[start of Entries shown]

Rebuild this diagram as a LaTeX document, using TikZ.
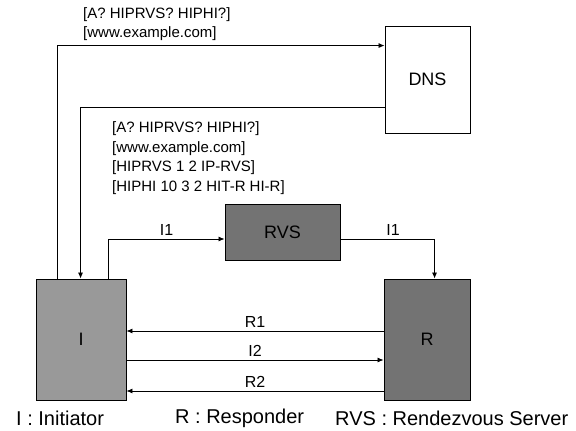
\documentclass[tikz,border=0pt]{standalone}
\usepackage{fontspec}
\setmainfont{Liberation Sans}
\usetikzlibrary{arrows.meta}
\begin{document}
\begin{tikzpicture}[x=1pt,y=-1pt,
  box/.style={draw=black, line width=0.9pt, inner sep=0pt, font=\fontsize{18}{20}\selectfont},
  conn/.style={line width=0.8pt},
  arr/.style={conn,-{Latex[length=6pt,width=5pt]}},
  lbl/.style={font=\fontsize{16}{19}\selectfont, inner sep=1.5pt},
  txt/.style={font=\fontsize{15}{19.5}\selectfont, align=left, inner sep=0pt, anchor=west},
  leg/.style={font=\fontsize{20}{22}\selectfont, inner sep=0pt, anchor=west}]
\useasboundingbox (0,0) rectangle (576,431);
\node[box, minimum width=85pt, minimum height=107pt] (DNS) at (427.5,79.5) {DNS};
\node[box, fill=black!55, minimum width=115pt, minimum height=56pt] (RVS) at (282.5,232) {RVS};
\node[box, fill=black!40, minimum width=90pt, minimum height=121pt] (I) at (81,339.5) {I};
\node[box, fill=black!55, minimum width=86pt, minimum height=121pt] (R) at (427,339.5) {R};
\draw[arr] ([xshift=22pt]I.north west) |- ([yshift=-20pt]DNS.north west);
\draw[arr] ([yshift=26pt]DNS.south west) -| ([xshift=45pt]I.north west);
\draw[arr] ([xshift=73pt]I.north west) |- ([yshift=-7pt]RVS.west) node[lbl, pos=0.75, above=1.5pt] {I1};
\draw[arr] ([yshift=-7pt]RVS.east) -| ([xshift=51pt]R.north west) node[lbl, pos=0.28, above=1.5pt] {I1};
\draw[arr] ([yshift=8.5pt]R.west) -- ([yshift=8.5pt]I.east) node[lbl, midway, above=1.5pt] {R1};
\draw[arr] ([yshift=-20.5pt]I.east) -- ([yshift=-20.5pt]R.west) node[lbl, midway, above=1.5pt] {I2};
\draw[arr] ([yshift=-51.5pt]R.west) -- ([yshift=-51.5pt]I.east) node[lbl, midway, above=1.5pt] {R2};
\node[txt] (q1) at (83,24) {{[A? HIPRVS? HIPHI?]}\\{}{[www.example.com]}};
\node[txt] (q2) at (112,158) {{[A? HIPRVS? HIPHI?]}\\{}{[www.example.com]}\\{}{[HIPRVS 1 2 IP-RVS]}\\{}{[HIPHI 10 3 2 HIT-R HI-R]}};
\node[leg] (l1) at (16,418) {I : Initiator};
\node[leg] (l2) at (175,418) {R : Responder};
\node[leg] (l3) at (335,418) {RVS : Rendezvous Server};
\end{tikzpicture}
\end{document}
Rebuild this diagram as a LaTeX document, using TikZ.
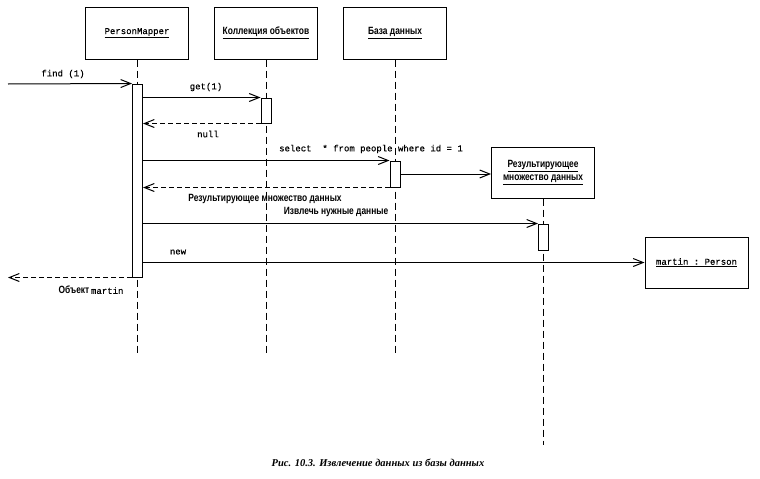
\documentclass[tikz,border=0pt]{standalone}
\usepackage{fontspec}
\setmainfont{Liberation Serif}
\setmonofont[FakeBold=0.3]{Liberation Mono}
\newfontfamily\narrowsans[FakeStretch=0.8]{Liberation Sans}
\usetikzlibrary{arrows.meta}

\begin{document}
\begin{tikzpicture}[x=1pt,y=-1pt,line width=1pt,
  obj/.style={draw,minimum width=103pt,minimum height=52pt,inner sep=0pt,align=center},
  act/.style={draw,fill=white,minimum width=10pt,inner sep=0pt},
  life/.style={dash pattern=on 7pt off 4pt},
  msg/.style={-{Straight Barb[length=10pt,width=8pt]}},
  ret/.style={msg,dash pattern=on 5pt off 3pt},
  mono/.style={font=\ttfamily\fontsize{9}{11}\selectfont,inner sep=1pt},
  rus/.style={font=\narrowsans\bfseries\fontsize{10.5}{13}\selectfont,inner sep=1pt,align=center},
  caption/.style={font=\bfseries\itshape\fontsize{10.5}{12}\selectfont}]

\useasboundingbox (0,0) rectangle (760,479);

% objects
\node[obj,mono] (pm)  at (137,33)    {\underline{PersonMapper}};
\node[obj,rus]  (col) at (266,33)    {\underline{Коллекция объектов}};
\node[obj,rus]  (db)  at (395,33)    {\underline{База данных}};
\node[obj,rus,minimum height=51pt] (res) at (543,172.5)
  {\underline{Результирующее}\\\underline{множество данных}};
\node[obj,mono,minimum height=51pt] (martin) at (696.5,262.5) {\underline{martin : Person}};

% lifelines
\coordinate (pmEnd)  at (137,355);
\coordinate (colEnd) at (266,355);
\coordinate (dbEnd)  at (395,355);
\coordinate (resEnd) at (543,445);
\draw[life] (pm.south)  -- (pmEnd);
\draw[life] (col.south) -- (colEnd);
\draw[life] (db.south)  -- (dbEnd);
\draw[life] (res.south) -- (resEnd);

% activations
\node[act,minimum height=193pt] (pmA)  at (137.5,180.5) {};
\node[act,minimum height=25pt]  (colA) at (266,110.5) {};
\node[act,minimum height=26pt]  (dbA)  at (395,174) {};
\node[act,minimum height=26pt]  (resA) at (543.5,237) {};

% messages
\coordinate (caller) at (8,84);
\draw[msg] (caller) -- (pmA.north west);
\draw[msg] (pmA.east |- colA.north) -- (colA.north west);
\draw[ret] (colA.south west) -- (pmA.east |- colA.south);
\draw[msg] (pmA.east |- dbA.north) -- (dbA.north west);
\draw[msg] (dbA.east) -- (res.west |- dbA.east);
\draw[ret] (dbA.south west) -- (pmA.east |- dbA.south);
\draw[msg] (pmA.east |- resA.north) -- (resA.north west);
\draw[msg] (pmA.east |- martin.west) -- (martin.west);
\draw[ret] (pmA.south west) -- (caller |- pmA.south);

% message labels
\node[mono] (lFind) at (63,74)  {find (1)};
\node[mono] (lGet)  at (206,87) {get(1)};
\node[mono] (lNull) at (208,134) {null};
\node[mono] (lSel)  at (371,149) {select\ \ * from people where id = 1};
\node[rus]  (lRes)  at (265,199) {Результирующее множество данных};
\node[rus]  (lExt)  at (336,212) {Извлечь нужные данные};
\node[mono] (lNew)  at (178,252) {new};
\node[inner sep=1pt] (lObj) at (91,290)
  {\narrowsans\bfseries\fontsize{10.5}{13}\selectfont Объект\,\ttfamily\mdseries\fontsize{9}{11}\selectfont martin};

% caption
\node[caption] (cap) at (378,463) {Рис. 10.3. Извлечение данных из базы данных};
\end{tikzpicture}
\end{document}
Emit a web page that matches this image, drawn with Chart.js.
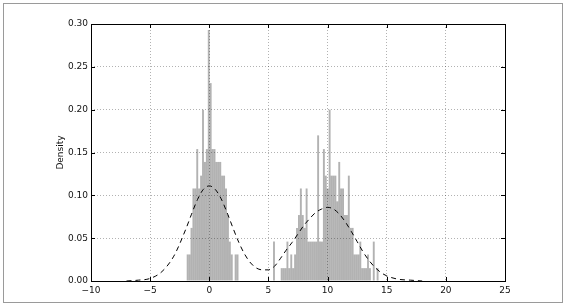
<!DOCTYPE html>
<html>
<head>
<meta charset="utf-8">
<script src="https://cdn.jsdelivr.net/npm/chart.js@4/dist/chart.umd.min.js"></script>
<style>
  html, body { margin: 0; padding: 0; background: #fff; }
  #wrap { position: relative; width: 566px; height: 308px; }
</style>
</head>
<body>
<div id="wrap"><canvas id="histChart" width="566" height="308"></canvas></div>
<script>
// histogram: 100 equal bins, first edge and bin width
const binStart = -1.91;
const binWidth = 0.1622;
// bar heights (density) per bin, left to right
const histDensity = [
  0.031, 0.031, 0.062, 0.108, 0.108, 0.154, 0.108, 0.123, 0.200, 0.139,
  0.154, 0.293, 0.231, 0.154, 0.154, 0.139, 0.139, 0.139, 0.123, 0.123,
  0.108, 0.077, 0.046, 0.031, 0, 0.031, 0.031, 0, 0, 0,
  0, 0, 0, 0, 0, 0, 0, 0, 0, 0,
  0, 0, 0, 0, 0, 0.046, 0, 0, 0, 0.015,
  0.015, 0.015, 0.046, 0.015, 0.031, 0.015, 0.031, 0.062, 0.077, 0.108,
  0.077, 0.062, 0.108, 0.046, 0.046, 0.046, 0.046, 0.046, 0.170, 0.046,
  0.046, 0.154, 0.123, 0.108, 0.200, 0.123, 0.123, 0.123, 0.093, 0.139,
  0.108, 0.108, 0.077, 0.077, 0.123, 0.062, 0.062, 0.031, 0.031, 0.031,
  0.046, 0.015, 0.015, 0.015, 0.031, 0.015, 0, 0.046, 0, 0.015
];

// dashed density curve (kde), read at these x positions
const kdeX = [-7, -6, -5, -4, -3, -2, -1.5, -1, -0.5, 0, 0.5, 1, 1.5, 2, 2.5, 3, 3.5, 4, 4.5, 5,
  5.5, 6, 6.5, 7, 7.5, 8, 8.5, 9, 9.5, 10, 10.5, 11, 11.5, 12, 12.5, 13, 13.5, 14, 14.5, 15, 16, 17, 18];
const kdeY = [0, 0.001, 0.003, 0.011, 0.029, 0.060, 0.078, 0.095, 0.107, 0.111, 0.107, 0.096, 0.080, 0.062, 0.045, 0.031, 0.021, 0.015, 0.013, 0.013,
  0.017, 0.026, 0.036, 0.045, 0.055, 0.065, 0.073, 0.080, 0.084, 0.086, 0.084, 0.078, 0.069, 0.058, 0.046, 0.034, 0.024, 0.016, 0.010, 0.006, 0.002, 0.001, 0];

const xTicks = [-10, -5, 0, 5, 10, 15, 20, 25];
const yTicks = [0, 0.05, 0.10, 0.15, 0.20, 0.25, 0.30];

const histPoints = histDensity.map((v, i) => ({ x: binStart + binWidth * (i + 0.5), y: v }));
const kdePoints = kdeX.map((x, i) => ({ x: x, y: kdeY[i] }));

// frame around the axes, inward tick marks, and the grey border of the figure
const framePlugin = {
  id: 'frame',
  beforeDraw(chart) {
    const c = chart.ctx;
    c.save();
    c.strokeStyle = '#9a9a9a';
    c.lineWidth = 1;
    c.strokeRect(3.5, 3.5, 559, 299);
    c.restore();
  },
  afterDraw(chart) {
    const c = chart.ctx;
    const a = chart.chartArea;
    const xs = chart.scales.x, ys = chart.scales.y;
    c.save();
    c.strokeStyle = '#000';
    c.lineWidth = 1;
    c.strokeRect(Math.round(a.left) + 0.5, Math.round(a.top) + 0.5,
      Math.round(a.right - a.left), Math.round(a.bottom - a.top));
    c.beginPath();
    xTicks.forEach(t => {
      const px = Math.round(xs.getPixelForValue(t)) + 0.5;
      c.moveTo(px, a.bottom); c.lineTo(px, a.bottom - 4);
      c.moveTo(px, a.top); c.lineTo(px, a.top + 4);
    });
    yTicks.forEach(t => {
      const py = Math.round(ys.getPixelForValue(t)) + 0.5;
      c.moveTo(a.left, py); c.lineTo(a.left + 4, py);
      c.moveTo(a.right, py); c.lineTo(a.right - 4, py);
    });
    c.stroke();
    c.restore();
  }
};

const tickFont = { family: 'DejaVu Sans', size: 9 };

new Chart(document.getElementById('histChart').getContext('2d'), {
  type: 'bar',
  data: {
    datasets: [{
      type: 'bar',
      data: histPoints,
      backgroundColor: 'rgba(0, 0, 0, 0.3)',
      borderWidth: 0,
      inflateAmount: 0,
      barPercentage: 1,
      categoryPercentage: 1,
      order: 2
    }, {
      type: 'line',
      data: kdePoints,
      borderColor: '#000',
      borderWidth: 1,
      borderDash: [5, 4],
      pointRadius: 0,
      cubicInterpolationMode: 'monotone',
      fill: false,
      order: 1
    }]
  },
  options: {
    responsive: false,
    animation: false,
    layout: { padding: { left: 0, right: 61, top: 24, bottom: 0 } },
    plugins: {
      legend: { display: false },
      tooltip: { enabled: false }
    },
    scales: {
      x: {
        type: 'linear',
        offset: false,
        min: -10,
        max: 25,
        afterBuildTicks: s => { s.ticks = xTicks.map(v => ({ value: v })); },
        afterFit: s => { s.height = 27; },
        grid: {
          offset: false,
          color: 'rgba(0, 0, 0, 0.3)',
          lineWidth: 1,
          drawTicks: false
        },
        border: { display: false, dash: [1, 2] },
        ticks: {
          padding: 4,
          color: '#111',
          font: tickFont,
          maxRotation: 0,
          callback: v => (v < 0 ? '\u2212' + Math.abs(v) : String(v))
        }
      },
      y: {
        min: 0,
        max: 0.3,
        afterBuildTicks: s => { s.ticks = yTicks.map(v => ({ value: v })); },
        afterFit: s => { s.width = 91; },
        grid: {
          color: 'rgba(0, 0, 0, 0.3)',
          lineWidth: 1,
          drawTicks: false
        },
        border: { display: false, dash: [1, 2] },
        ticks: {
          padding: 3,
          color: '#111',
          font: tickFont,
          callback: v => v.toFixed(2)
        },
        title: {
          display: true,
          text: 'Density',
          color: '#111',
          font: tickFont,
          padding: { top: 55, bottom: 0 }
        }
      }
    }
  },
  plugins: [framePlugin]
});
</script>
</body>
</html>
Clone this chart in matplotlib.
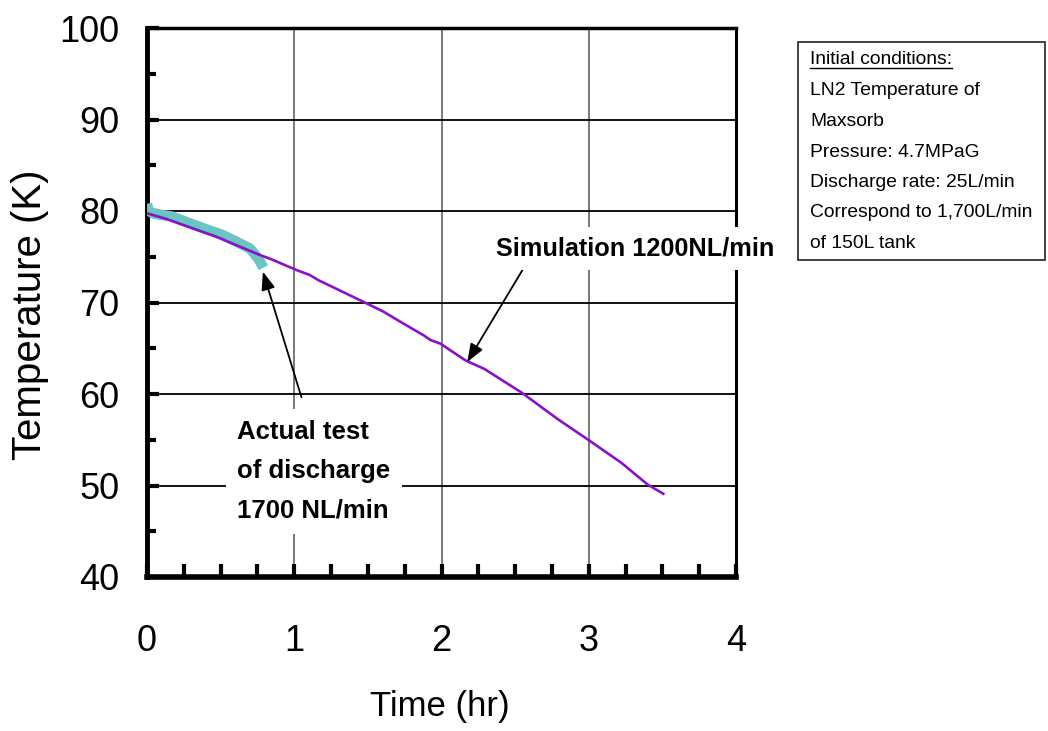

[end of Entries shown]

Task prompt: Copy down every line of the entries containing the word "this".

Answer to the exercise:
Rebuild this diagram as a LaTeX document, using TikZ.
Rebuild this diagram as a LaTeX document, using TikZ.
Emit a web page that matches this image, drawn with Chart.js.
Clone this chart in matplotlib.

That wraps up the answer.